Four members of Kadima (which is pretty much the only mainstream party in the Knesset that will have anything to do with J Street anymore) are reportedly facing opposition from fellow party members over their decision to speak at the J Street conference early next week:
“I have my own criticism of the current government, but there have to be limits, and this organization is doing tremendous damage to Israel,” said Kadima MK Ze’ev Bielski, a former Jewish Agency chairman. …
MK Shai Hermesh added that he could do his job of trying to topple the government while in Israel, but when he went abroad, he wouldn’t cooperate with any organization that worked against the Israeli government.
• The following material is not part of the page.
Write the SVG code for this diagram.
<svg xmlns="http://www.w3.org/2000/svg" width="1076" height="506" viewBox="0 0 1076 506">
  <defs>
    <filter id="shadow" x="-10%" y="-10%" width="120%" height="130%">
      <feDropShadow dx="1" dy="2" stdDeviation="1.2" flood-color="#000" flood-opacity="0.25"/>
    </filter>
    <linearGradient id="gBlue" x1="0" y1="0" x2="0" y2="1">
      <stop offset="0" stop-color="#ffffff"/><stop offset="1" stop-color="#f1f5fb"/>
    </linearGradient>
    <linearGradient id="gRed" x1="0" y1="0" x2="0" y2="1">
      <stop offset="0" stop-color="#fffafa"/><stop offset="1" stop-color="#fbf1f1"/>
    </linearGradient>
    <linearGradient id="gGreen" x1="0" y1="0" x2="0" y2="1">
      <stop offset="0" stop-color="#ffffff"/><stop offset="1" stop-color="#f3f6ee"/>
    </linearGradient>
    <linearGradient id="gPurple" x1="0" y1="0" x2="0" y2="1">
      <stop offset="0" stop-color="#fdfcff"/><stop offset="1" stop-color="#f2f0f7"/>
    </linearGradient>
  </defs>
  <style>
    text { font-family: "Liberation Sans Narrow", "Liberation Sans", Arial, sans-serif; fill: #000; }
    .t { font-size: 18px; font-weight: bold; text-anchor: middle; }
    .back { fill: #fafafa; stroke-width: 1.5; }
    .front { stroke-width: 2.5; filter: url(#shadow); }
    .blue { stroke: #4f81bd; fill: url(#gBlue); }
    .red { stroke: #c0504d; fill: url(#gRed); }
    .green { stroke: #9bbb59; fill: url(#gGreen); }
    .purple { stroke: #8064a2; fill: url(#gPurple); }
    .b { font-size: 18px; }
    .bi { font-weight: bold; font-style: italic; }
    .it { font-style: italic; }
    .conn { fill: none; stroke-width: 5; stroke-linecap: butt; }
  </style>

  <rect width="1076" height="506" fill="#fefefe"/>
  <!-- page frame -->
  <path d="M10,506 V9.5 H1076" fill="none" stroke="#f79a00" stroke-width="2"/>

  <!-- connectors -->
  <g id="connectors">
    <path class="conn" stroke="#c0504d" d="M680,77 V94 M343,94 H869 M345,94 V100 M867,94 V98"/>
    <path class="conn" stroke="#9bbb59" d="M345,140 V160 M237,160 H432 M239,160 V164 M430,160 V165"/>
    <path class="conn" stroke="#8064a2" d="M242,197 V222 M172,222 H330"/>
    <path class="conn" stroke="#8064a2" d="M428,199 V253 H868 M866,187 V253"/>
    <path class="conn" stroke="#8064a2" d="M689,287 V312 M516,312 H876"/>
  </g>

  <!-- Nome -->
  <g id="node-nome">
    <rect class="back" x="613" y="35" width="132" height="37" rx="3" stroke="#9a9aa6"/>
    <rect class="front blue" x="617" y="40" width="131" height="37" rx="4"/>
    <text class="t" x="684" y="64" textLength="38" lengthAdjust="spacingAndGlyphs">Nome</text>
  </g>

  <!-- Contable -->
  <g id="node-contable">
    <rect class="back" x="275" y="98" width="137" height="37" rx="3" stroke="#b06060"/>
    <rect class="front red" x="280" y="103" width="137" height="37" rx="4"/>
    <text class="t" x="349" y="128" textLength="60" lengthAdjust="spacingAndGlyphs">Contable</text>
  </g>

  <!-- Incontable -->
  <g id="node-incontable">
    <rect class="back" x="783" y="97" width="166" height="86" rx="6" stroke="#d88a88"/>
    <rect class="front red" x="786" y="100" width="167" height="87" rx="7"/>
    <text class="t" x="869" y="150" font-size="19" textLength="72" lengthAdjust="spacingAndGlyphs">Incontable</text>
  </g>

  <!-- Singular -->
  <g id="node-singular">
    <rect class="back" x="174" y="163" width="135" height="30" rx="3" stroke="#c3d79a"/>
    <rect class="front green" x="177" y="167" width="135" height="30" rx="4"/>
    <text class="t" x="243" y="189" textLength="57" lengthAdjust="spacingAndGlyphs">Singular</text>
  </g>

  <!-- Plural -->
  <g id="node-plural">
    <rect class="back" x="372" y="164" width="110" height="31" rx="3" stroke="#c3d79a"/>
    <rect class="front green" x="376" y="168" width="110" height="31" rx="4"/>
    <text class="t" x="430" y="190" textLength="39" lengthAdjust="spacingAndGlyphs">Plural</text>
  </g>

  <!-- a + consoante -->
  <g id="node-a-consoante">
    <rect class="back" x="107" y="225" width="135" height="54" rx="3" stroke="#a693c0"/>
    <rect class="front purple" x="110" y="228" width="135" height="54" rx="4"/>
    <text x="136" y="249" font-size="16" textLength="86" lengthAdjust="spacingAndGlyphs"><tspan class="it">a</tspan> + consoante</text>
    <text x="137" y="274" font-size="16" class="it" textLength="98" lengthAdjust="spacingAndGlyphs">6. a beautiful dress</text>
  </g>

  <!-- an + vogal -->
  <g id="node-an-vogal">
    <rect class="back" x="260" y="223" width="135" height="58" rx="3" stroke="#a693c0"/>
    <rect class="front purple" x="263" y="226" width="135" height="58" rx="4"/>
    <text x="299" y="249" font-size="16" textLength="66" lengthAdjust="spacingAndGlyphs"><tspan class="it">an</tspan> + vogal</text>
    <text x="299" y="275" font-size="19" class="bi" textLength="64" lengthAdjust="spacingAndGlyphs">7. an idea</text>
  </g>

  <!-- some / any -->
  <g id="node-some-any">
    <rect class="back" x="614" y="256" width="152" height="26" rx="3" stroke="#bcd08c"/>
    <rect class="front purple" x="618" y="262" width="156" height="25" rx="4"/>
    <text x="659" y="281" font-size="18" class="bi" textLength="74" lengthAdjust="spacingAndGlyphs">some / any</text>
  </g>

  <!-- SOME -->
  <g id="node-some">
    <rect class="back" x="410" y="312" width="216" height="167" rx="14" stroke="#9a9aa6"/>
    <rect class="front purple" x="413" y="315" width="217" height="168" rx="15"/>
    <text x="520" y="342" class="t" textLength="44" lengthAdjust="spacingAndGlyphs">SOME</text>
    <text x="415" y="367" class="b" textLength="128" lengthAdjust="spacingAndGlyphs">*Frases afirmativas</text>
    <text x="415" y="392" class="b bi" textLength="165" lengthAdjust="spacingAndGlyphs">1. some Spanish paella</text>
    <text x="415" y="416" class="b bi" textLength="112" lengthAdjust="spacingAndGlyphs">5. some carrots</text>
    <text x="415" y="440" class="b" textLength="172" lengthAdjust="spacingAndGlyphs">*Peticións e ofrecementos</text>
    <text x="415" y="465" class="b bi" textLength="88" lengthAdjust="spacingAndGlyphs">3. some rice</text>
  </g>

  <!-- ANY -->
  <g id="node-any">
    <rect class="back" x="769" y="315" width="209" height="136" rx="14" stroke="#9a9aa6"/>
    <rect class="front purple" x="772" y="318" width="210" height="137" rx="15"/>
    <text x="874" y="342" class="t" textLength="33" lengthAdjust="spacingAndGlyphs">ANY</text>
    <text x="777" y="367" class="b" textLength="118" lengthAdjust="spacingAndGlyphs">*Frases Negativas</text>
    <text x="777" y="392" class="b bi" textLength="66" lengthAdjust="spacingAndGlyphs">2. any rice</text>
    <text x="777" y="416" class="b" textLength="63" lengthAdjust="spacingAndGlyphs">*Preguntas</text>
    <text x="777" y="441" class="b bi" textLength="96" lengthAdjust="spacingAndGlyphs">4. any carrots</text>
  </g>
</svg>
“It is too bad that some of my colleagues do not understand the danger of supporting an organization that is working against Israel,” Hermesh said.
The damage that J Street has sustained to its reputation over the past year has made it much easier for politicians to oppose the group or simply ignore it altogether. This couldn’t be more obvious than when you compare the list of speakers from J Street’s 2009 conference with the list of speakers at this year’s conference. While almost no high-ranking Israeli or American politicians will be in attendance this year, in 2009 the conference drew some impressive names, including National Security Adviser Gen. Jim Jones and Sen. John Kerry.
“J Street tried unsuccessfully to get more senior Israeli politicians to come, including the most dovish minister in the cabinet, Intelligence Services Minister Dan Meridor (Likud),” reported the Jerusalem Post.
The group just doesn’t have the influence it once did, even among left-wing politicians.